▶ **GOAL OF THE EXERCISE**
Reproduce, character for character, the lines below from the first through the one with "(8.5,-20) |- (1280,745) ;". Leave pictures out.

::: PROVIDED DATA :::

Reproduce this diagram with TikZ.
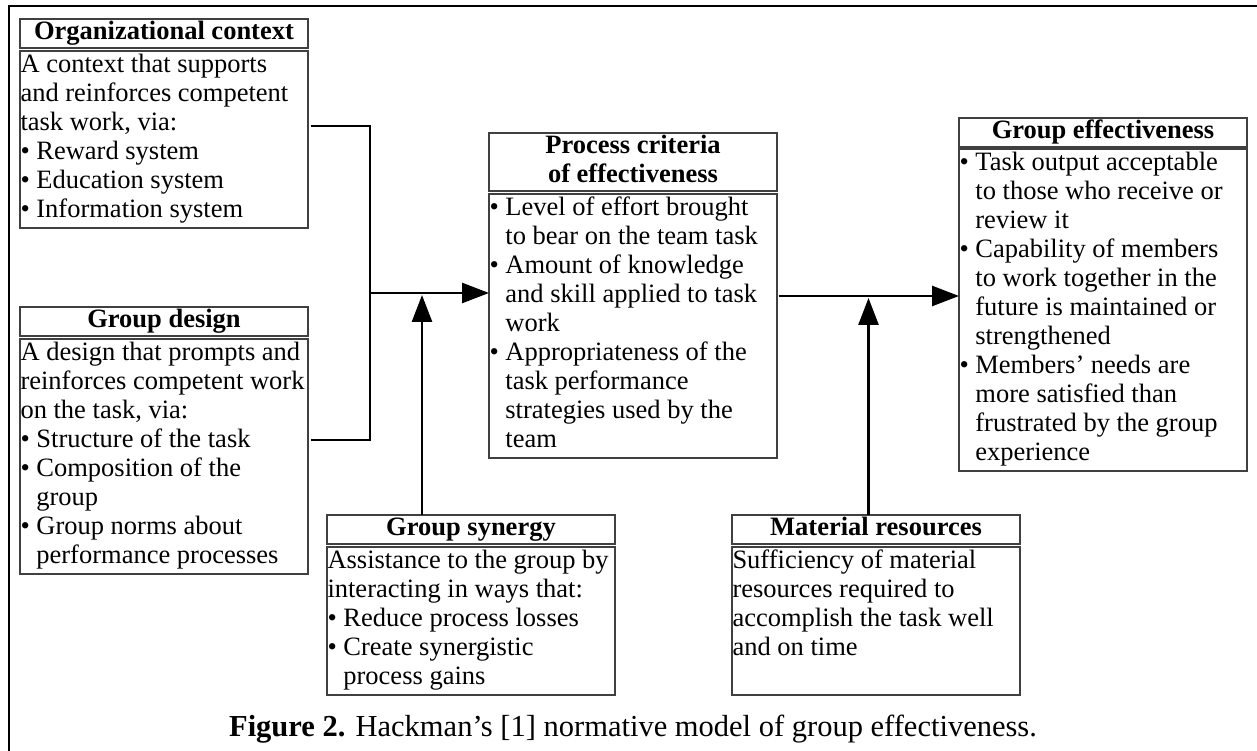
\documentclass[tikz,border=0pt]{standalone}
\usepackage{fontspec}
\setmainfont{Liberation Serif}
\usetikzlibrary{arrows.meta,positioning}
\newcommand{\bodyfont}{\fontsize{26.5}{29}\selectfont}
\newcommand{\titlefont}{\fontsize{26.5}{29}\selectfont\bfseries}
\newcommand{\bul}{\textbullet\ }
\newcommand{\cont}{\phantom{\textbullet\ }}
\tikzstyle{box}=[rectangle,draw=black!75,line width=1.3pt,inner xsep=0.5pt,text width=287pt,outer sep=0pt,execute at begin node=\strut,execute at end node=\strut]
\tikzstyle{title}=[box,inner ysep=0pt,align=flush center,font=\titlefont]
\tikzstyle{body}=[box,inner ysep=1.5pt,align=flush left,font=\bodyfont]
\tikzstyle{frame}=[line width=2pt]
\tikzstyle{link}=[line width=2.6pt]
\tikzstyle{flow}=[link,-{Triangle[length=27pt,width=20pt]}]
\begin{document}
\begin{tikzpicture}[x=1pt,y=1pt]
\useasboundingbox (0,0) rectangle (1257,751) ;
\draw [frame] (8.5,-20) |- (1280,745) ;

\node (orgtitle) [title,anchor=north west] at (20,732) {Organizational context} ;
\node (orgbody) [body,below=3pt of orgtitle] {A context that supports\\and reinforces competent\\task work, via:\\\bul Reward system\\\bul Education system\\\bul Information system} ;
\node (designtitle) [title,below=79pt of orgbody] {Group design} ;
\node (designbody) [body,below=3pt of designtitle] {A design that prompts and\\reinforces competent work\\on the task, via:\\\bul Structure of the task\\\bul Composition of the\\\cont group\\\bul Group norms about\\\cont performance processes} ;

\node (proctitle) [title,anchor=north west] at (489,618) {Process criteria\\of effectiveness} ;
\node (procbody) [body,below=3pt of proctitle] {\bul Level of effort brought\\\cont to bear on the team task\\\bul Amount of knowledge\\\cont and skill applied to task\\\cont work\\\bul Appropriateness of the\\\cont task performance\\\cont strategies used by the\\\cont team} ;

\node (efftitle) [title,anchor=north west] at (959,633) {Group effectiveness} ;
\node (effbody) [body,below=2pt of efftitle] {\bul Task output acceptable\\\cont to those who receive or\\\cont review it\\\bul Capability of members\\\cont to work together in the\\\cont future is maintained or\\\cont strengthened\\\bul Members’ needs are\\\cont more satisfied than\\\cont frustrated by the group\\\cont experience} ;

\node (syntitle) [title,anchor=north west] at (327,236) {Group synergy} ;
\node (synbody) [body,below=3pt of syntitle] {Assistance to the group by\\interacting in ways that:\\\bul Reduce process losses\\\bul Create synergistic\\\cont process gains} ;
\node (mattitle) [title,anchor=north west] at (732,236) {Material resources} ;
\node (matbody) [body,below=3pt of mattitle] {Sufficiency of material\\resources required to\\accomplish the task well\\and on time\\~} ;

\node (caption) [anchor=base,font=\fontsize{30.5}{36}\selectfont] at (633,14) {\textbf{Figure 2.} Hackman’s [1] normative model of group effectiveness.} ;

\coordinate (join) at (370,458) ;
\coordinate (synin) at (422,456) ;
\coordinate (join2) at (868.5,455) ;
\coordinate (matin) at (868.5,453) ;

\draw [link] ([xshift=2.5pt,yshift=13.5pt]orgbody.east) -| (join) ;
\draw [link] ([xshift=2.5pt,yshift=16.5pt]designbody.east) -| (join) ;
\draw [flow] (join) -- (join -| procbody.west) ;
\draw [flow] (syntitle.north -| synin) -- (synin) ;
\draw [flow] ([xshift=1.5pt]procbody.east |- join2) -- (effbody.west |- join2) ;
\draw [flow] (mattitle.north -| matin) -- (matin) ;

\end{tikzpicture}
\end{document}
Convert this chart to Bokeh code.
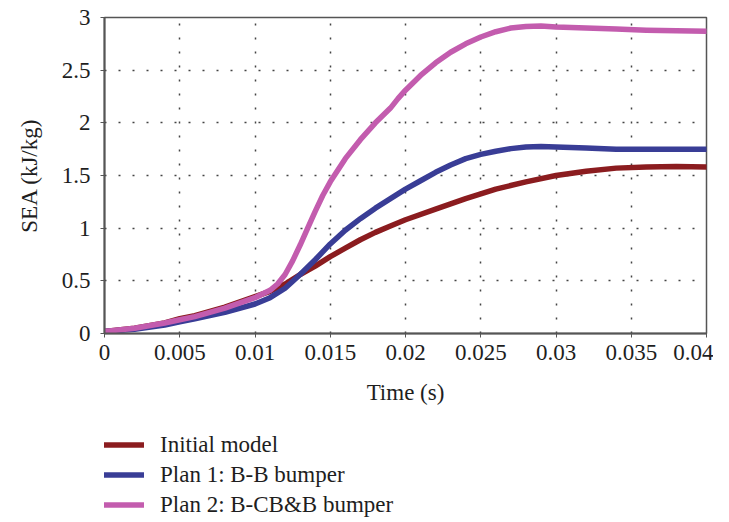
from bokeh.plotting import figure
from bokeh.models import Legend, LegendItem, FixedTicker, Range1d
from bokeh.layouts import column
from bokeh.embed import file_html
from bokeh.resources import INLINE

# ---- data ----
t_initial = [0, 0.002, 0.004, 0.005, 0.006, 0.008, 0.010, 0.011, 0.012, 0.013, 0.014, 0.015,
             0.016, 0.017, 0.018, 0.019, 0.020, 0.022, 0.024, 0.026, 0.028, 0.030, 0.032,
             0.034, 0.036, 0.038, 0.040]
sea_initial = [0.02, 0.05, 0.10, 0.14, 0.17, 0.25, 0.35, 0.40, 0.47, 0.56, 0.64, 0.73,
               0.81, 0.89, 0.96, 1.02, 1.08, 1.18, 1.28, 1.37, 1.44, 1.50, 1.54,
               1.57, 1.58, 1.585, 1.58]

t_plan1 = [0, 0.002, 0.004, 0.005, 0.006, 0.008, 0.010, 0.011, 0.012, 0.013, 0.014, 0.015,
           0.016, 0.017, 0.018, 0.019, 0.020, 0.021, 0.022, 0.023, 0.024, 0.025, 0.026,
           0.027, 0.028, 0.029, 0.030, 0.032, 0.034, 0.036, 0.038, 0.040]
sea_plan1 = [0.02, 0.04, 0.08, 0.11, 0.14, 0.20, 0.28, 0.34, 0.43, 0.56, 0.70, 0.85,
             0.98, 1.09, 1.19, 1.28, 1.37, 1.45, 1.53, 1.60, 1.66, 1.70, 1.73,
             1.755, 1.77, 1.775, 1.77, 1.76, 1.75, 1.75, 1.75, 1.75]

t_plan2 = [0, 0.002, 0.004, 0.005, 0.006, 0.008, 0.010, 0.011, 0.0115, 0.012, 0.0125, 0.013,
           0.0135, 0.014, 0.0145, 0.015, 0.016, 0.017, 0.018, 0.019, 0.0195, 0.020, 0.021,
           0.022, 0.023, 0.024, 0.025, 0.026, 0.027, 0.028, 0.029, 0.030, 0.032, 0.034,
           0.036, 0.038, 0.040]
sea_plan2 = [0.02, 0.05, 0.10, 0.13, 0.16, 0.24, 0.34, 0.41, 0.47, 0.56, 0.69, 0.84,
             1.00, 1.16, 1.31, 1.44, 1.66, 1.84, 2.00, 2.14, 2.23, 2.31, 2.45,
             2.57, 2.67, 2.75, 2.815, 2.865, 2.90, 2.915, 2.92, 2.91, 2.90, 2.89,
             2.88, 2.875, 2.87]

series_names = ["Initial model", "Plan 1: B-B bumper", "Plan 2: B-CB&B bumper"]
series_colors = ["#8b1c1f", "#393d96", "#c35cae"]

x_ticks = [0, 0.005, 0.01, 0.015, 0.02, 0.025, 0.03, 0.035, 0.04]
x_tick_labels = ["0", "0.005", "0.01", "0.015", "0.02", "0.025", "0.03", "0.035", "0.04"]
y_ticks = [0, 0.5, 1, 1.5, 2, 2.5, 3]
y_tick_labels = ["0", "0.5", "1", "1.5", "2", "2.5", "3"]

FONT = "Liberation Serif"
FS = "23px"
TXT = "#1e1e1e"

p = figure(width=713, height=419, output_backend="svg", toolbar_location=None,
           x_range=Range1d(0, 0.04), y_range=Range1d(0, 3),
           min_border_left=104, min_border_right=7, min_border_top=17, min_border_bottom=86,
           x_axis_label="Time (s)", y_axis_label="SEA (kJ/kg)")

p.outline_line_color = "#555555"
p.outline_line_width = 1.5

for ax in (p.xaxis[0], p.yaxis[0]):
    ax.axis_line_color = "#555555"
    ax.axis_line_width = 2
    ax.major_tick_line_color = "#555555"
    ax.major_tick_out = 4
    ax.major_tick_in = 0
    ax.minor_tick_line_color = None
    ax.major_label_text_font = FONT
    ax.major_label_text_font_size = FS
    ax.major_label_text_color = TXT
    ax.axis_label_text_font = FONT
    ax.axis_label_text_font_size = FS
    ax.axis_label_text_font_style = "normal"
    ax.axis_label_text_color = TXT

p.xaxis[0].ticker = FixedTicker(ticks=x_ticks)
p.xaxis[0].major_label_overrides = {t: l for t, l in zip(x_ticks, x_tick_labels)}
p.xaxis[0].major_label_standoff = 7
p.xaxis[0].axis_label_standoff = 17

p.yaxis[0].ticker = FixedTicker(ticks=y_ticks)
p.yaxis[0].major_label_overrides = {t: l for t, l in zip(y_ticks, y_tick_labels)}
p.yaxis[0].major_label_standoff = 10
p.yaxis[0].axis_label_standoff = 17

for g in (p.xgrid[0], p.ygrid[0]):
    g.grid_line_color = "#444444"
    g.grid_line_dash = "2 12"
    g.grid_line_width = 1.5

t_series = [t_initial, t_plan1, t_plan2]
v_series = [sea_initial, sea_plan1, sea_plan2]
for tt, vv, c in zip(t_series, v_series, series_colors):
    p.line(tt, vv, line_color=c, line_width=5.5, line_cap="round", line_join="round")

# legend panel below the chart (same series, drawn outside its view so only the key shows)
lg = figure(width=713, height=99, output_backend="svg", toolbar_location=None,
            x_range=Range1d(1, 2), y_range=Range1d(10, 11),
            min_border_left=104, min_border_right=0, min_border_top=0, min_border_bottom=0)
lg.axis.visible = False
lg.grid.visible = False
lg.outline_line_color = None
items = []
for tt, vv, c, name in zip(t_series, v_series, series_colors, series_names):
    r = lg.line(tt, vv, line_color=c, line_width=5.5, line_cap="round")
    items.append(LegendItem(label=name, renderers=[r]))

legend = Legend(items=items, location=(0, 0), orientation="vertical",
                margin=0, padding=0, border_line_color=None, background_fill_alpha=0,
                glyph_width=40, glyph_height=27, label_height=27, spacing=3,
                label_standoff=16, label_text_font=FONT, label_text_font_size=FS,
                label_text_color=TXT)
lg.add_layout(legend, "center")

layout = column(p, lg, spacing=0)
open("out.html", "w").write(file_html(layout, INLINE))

:::

▶ **FULL RESPONSE**
Reproduce this diagram with TikZ.
\documentclass[tikz,border=0pt]{standalone}
\usepackage{fontspec}
\setmainfont{Liberation Serif}
\usetikzlibrary{arrows.meta,positioning}
\newcommand{\bodyfont}{\fontsize{26.5}{29}\selectfont}
\newcommand{\titlefont}{\fontsize{26.5}{29}\selectfont\bfseries}
\newcommand{\bul}{\textbullet\ }
\newcommand{\cont}{\phantom{\textbullet\ }}
\tikzstyle{box}=[rectangle,draw=black!75,line width=1.3pt,inner xsep=0.5pt,text width=287pt,outer sep=0pt,execute at begin node=\strut,execute at end node=\strut]
\tikzstyle{title}=[box,inner ysep=0pt,align=flush center,font=\titlefont]
\tikzstyle{body}=[box,inner ysep=1.5pt,align=flush left,font=\bodyfont]
\tikzstyle{frame}=[line width=2pt]
\tikzstyle{link}=[line width=2.6pt]
\tikzstyle{flow}=[link,-{Triangle[length=27pt,width=20pt]}]
\begin{document}
\begin{tikzpicture}[x=1pt,y=1pt]
\useasboundingbox (0,0) rectangle (1257,751) ;
\draw [frame] (8.5,-20) |- (1280,745) ;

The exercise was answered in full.